C’est un interdit posé sur un territoire ou une ressource pendant un moment donné, un système de jachère mais pas seulement. En tahitien «ra» signifie «soleil» et désigne aussi un ornement sur le marae (une plate-forme associée à des cérémonies anciennes cultuelles, politiques et sociales). Cette notion peut renvoyer au sacré. Et «hui», la «part». Il est donc possible de traduire «rāhui» comme «la part dédiée aux dieux». Quand les Polynésiens pensent au rāhui, cela leur évoque une fermeture, un interdit sacré qui permet la tranquillité, au cours de laquelle les dieux, la nature vont se reposer en vue du retour des hommes. C’est un lieu de réciprocité. Quand je suis arrivé, les systèmes d’aires marines protégées n’étaient pas populaires et, face à cela, le rāhui avait plus de sens pour gérer les territoires et les ressources des populations. Lors d’un rāhui, tout est interdit, pêcher, stationner. C’est redoutablement efficace ! Le contrôle est social. Tout le monde est impliqué dans cette surveillance.

Pouvez-vous nous raconter comment vous êtes arrivé à travailler avec le rāhui ?

J’ai travaillé il y a vingt-cinq ans sur la filiation et la parenté dans les îles Australes et beaucoup étudié le foncier terrestre. Je trouvais que le secteur marin était peu examiné et je suis donc allé voir le Criobe avec l’idée de mêler les sciences de la vie à aux sciences humaines pour documenter les deux et, en particulier, les usages marins. En 2008, je suis partie faire mon premier «terrain» sur le pluralisme normatif en matière environnementale sur la presqu’île de Tahiti, dans la commune Teahupoo. En discutant avec les gens, je me suis rendu compte qu’en réalité ce qui les intéressait, c’était de mettre en place un rāhui. J’ai alors aidé les communautés locales à le créer et il a été élargi à d’autres endroits de la presqu’île de Tahiti, au Tuamotu et aux îles du Vent. Puis le Centre de ressources dédié au rāhui a vu le jour en 2019.

Comment le rāhui est-il mis en place concrètement ?

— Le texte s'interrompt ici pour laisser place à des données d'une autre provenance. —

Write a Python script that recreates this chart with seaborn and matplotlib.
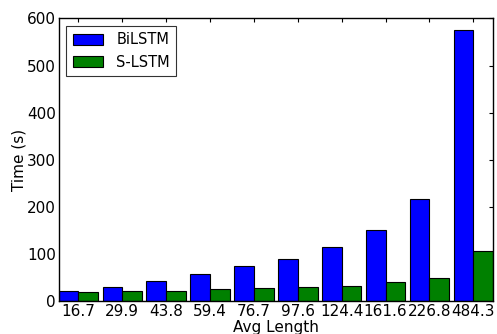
import matplotlib
matplotlib.use("Agg")
import matplotlib.pyplot as plt
import seaborn as sns
import pandas as pd

avg_length = ["16.7", "29.9", "43.8", "59.4", "76.7", "97.6", "124.4", "161.6", "226.8", "484.3"]
bilstm = [22, 31, 44, 58, 74, 90, 115, 151, 216, 576]
slstm = [19, 21, 22, 26, 28, 30, 33, 40, 50, 107]
models = ["BiLSTM", "S-LSTM"]
colors = ["#0000ff", "#008000"]

df = pd.DataFrame({
    "Avg Length": avg_length * 2,
    "Time": bilstm + slstm,
    "Model": [models[0]] * len(bilstm) + [models[1]] * len(slstm),
})

sns.set_style("white", {"text.color": "black", "axes.labelcolor": "black",
                        "xtick.color": "black", "ytick.color": "black",
                        "axes.edgecolor": "black"})
plt.rcParams["font.family"] = ["DejaVu Sans"]
plt.rcParams["font.size"] = 10

fig, ax = plt.subplots(figsize=(4.97, 3.34), dpi=100)
sns.barplot(data=df, x="Avg Length", y="Time", hue="Model", order=avg_length,
            hue_order=models, palette=colors, width=0.9, gap=0,
            edgecolor="black", linewidth=0.8, saturation=1, ax=ax)

ax.set_xlim(-0.45, len(avg_length) - 0.55)
ax.set_ylim(0, 600)
ax.set_yticks([0, 100, 200, 300, 400, 500, 600])
ax.set_xlabel("Avg Length", fontsize=11, labelpad=1)
ax.set_ylabel("Time (s)", fontsize=11, labelpad=0)
ax.tick_params(axis="both", direction="in", length=3, width=0.8, labelsize=11,
               top=True, right=True, pad=2)
for s in ax.spines.values():
    s.set_visible(True)
    s.set_color("black")
    s.set_linewidth(1.0)

leg = ax.legend(loc="upper left", fontsize=10.5, frameon=True, fancybox=False,
                edgecolor="black", handlelength=2.1, handleheight=0.8,
                borderpad=0.45, labelspacing=0.5, handletextpad=0.9)
leg.get_frame().set_linewidth(0.8)

fig.subplots_adjust(left=0.118, right=0.992, top=0.945, bottom=0.098)
fig.savefig("out.png", dpi=100)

A chaque fois, nous nous adaptons aux situations locales et aux priorités socio-écologiques du lieu. Selon les espèces présentes : pour protéger le poisson-perroquet, un grand herbivore qui broute les algues invasives ou une espèce de crabe qui se raréfie, par exemple. Nous organisons ensuite une réunion avec les experts de la question, les «sachants» de la communauté. Dans une société très croyante, on sollicite aussi les religieux, prêtre ou pasteur. La méthode consiste à rencontrer le plus de monde possible, le médecin traditionnel, l’école du village, à intégrer tous les secteurs afin de voir ce que la population locale est prête à entreprendre. Une fois le rāhui créé, nous mettons en place un suivi écologique avec toutes ces personnes. Selon les espèces, la durée du rāhui peut varier mais il signifie toujours réouverture. L’idée, c’est de préserver la ressource pour, in fine, améliorer la biodiversité et augmenter les revenus des pêcheurs.